## DATASET
↓
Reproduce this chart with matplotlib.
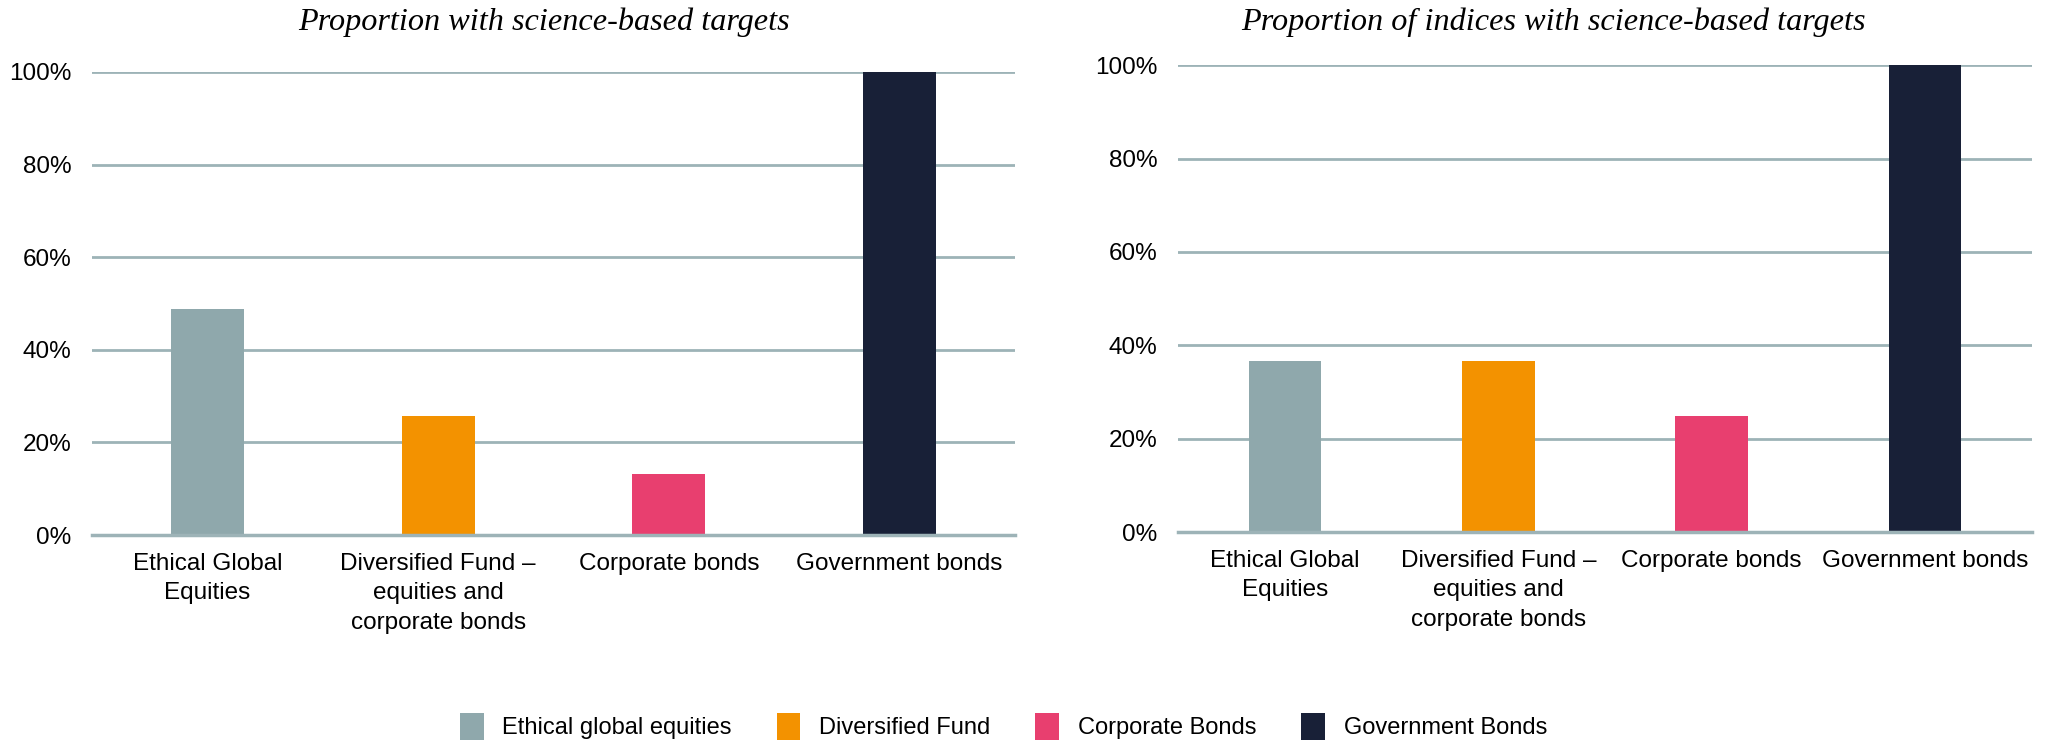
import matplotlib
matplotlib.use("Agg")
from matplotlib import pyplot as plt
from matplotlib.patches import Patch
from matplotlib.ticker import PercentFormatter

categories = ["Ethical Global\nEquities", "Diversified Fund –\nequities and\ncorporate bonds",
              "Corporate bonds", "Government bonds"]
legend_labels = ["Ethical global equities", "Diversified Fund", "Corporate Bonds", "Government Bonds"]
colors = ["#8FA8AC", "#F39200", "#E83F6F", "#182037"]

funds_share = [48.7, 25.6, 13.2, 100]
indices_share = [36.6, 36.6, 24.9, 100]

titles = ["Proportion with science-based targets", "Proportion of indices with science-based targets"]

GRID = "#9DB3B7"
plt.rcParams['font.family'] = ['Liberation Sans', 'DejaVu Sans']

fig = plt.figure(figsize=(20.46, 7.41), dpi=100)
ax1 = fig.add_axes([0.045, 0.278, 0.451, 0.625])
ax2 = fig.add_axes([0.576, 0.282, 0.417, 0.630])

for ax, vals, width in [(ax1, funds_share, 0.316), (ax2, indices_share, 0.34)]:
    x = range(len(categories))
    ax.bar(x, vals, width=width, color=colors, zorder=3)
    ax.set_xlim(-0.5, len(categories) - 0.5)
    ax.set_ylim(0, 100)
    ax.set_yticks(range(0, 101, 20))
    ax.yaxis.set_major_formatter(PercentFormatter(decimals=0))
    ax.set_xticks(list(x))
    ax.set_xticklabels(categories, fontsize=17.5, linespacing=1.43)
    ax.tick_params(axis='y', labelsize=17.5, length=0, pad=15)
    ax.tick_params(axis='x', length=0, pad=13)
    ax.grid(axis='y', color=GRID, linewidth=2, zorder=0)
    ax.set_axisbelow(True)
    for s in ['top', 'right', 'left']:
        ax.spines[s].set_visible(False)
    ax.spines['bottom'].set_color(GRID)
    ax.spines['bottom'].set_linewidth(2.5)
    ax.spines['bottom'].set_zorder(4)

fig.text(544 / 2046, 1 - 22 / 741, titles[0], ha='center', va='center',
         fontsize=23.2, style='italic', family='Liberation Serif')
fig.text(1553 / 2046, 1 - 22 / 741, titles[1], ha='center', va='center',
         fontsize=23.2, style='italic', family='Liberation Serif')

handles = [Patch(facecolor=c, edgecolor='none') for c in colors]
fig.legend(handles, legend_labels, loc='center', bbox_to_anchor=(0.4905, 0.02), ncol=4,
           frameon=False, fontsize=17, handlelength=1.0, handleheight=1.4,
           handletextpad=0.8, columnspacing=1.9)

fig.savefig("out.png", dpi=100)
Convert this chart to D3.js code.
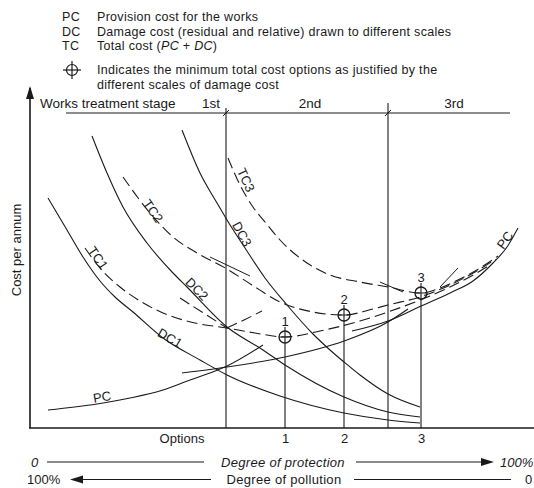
↑
## PROBLEM REQUIREMENTS
Restate, line by line and word for word, everything from the top of the material through the line that contains "from matplotlib.ticker import". Leave pictures out.

## RESPONSE TO THIS TASK
Reproduce this chart with matplotlib.
import matplotlib
matplotlib.use("Agg")
from matplotlib import pyplot as plt
from matplotlib.patches import Patch
from matplotlib.ticker import PercentFormatter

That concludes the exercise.